Researchers at the Max Planck Institute for Marine Microbiology now report that the brown algae can remove large amounts of carbon dioxide from the global cycle in the long term and thus can help counteract global warming.
Algae take up carbon dioxide from the atmosphere and use the carbon to grow. They release up to a third of the carbon they absorb back into the seawater, for example in the form of sugary excretions. Depending on the structure of these excretions, they are either quickly used by other organisms or sink towards the seafloor.
“The excretions of brown algae are very complex and therefore incredibly complicated to measure,” says first author Hagen Buck-Wiese from the Max Planck Institute for Marine Microbiology in Bremen. “However, we have managed to develop a method to analyze them in detail.”

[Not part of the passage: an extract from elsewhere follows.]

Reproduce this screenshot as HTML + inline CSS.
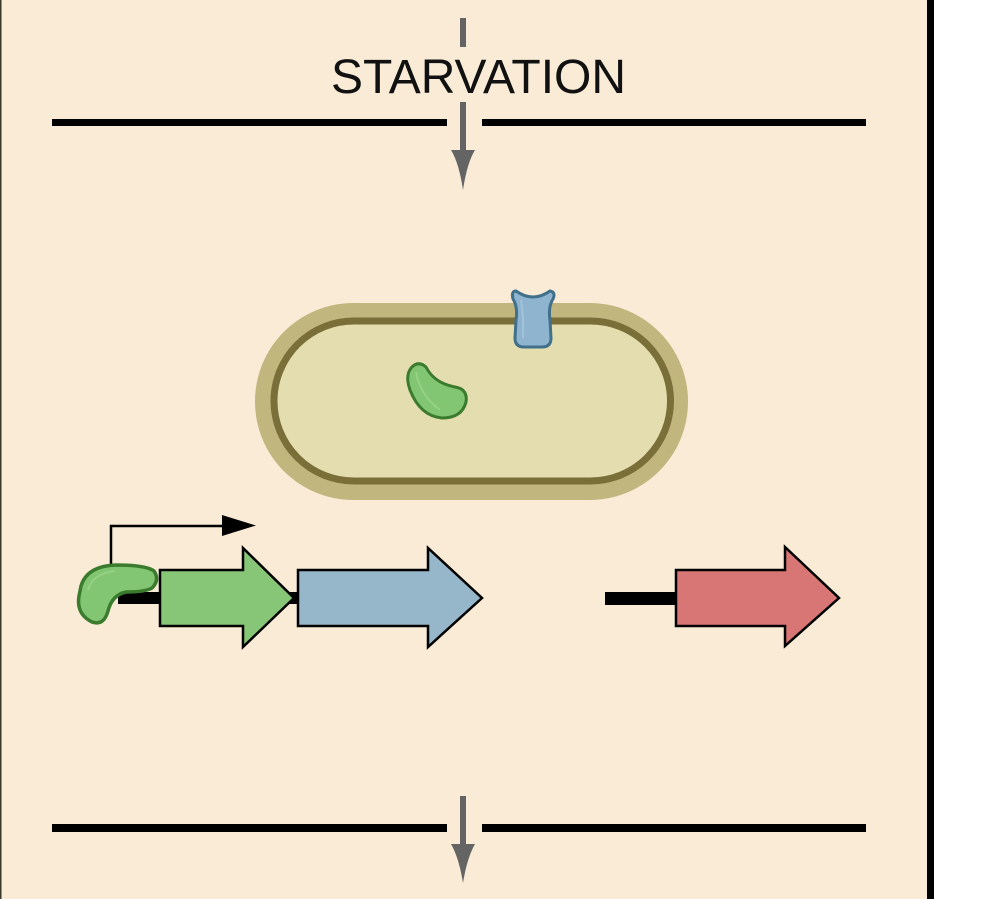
<!DOCTYPE html>
<html>
<head>
<meta charset="utf-8">
<style>
  html, body { margin: 0; padding: 0; background: #ffffff; }
  body { width: 981px; height: 899px; overflow: hidden; }
  svg { display: block; }
</style>
</head>
<body>
<svg width="981" height="899" viewBox="0 0 981 899" xmlns="http://www.w3.org/2000/svg">
  <!-- background panel -->
  <rect x="0" y="0" width="981" height="899" fill="#ffffff"/>
  <rect x="0" y="0" width="930" height="899" fill="#f9ebd6"/>
  <rect x="0" y="0" width="1.5" height="899" fill="#3a3a2a"/>
  <rect x="927" y="0" width="7" height="899" fill="#000000"/>

  <!-- top dashed segment -->
  <rect x="460" y="18" width="6" height="29" fill="#646464"/>

  <!-- STARVATION -->
  <text x="331" y="93" font-family="'Liberation Sans', Arial, sans-serif" font-size="48" fill="#111" textLength="295" lengthAdjust="spacingAndGlyphs">STARVATION</text>

  <!-- top horizontal line -->
  <rect x="52" y="119" width="395" height="7" fill="#000"/>
  <rect x="482" y="119" width="384" height="7" fill="#000"/>

  <!-- top gray arrow -->
  <rect x="460" y="102" width="6" height="50" fill="#646464"/>
  <path d="M451,150 L475,150 Q467,163 463,190 Q459,163 451,150 Z" fill="#646464"/>

  <!-- cell -->
  <rect x="255" y="303" width="433" height="197" rx="98.5" ry="98.5" fill="#c1b67e"/>
  <rect x="274" y="321" width="396.5" height="160" rx="80" ry="80" fill="#e4ddb0" stroke="#7a6f38" stroke-width="7"/>

  <!-- blue membrane protein -->
  <path d="M516,291 Q533,303 550,291 Q556,292 553,299 Q548,307 550,320 L551,338 Q551,347 542,347 L524,347 Q515,347 515,338 L516,320 Q518,307 513,299 Q511,291 516,291 Z" fill="#8fb4cf" stroke="#41708a" stroke-width="3"/>
  <path d="M521,300 Q524,320 523,338" fill="none" stroke="#a9c9de" stroke-width="2" opacity="0.7"/>

  <!-- green protein inside cell -->
  <path d="M411,368 Q418,360 426,367 Q434,383 455,387 Q468,389 466,402 Q462,418 442,418 Q420,416 410,390 Q405,376 411,368 Z" fill="#82c572" stroke="#3b7b2e" stroke-width="3"/>
  <path d="M416,372 Q420,395 440,410" fill="none" stroke="#9ed68e" stroke-width="2" opacity="0.7"/>

  <!-- DNA black lines -->
  <rect x="118" y="592" width="182" height="12" fill="#000"/>
  <rect x="605" y="592" width="72" height="13" fill="#000"/>

  <!-- promoter bent arrow -->
  <path d="M111,566 L111,526 L224,526" fill="none" stroke="#000" stroke-width="2.5"/>
  <path d="M222,515 L256,525.5 L222,536 Z" fill="#000"/>

  <!-- green gene arrow -->
  <path d="M160,570 L243,570 L243,548 L294,598 L243,647 L243,626 L160,626 Z" fill="#86c676" stroke="#000" stroke-width="2.5" stroke-linejoin="miter"/>

  <!-- blue gene arrow -->
  <path d="M298,570 L428,570 L428,548 L482,598 L428,647 L428,626 L298,626 Z" fill="#96b6c9" stroke="#000" stroke-width="2.5" stroke-linejoin="miter"/>

  <!-- red gene arrow -->
  <path d="M676,570 L785,570 L785,547 L839,598 L785,646 L785,626 L676,626 Z" fill="#d77675" stroke="#000" stroke-width="2.5" stroke-linejoin="miter"/>

  <!-- bound green protein -->
  <path d="M81,586 Q87,566 116,565 Q146,565 154,571 Q160,580 152,588 Q145,592 126,592 Q112,595 108,611 Q104,626 92,622 Q76,614 79,596 Z" fill="#82c572" stroke="#3b7b2e" stroke-width="3.5"/>
  <path d="M88,590 Q92,574 115,571" fill="none" stroke="#9ed68e" stroke-width="2" opacity="0.7"/>

  <!-- bottom horizontal line -->
  <rect x="52" y="824" width="395" height="8" fill="#000"/>
  <rect x="482" y="824" width="384" height="8" fill="#000"/>

  <!-- bottom gray arrow -->
  <rect x="460" y="796" width="6" height="50" fill="#646464"/>
  <path d="M451,844 L475,844 Q467,858 463,883 Q459,858 451,844 Z" fill="#646464"/>
</svg>
</body>
</html>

With this method, the researchers scrutinized a large number of different substances. The so-called fucoidan turned out to be particularly exciting. “Fucoidan made up about half of the excretions of the brown algae species we studied, the so-called bladderwrack,” he said.
Fucoidan is a recalcitrant molecule Mr. Buck-Wiese points out. “The fucoidan is so complex that it is very hard for other organisms to use it. No one seems to like it.”
As a result, the carbon from the fucoidan does not return to the atmosphere quickly. “This makes the brown algae particularly good helpers in removing carbon dioxide from the atmosphere in the long term – for hundreds to thousands of years.”
Brown algae are remarkably productive. It is estimated that they absorb about one gigaton (one billion tons) of carbon per year from the air. Using the results of the present study, this would mean that up to 0.15 gigatons of carbon, equivalent to 0.55 gigatons of carbon dioxide, are sequestered by brown algae each year in the long term.
For comparison: Germany’s annual greenhouse gas emissions currently amount to about 0.74 gigatons of carbon dioxide, according to the Federal Environment Agency (Umweltbundesamt, estimation for 2020). “And even better: The fucoidan does not contain any nutrients such as nitrogen,” Mr. Buck-Wiese says. “Thus, the growth of the brown algae is not affected by the carbon losses.”
For the current study, Mr. Buck-Wiese and his colleagues from the MARUM MPG Bridge Group Marine Glycobiology, which is based at both the Bremen Max Planck Institute and MARUM — Centre for Marine and Environmental Sciences at the University of Bremen, conducted their experiments at the Tvärminne Zoological Station in southern Finland.
“Next we want to look into other brown algae species and other locations,” says Mr. Buck-Wiese. “The great potential of brown algae for climate protection definitely needs to be further researched and utilized.”